Records from a collection:
· · · · ·

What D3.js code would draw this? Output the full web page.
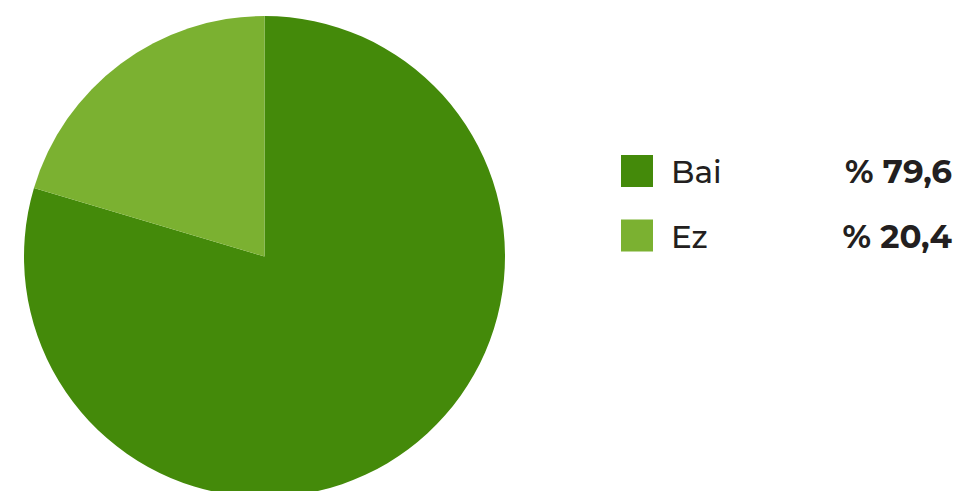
<!DOCTYPE html>
<html>
<head>
<meta charset="utf-8">
<script src="https://cdn.jsdelivr.net/npm/d3@7"></script>
<style>
  body { margin: 0; background: #fff; }
  svg { display: block; font-family: "Montserrat", Lato, "Open Sans", sans-serif; }
</style>
</head>
<body>
<svg id="pieSvg" width="956" height="491"></svg>
<script>
const labels = ["Bai", "Ez"];
const values = [79.6, 20.4];
const colors = ["#448a0a", "#7bb131"];

const svg = d3.select("#pieSvg");
const cx = 264.5, cy = 256.5, radius = 240.5;

const pie = d3.pie().sort(null).value(d => d.value);
const arc = d3.arc().innerRadius(0).outerRadius(radius);

const data = labels.map((l, i) => ({ label: l, value: values[i], color: colors[i] }));

const g = svg.append("g").attr("transform", `translate(${cx},${cy})`);
g.selectAll("path")
    .data(pie(data))
    .enter()
    .append("path")
    .attr("d", arc)
    .attr("fill", d => d.data.color);

// legend rows, 64.5px apart
const legend = svg.selectAll(".legendItem")
    .data(data)
    .enter()
    .append("g")
    .attr("class", "legendItem")
    .attr("transform", (d, i) => `translate(0,${155 + i * 64.5})`);

legend.append("rect")
    .attr("x", 621)
    .attr("y", 0)
    .attr("width", 32)
    .attr("height", 32)
    .attr("fill", d => d.color);

legend.append("text")
    .attr("x", 671)
    .attr("y", 28)
    .attr("font-size", 31)
    .attr("font-weight", 500)
    .attr("fill", "#231f20")
    .text(d => d.label);

legend.append("text")
    .attr("x", 952)
    .attr("y", 28)
    .attr("text-anchor", "end")
    .attr("font-size", 32.5)
    .attr("font-weight", "bold")
    .attr("fill", "#231f20")
    .text(d => "% " + d.value.toFixed(1).replace(".", ","));
</script>
</body>
</html>
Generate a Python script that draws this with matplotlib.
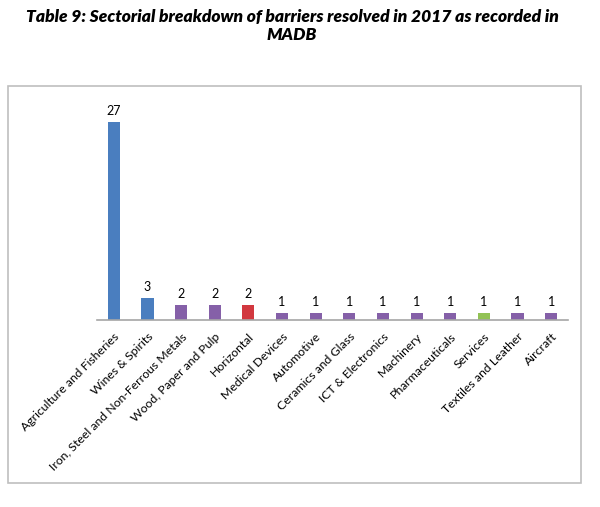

· · · · ·

Starting at the top of the listing above, reproduce each line up to and including the one with "const data = labels.map((l, i)"; omit the pictures.

What D3.js code would draw this? Output the full web page.
<!DOCTYPE html>
<html>
<head>
<meta charset="utf-8">
<script src="https://cdn.jsdelivr.net/npm/d3@7"></script>
<style>
  body { margin: 0; background: #fff; }
  svg { display: block; font-family: "Montserrat", Lato, "Open Sans", sans-serif; }
</style>
</head>
<body>
<svg id="pieSvg" width="956" height="491"></svg>
<script>
const labels = ["Bai", "Ez"];
const values = [79.6, 20.4];
const colors = ["#448a0a", "#7bb131"];

const svg = d3.select("#pieSvg");
const cx = 264.5, cy = 256.5, radius = 240.5;

const pie = d3.pie().sort(null).value(d => d.value);
const arc = d3.arc().innerRadius(0).outerRadius(radius);

const data = labels.map((l, i) => ({ label: l, value: values[i], color: colors[i] }));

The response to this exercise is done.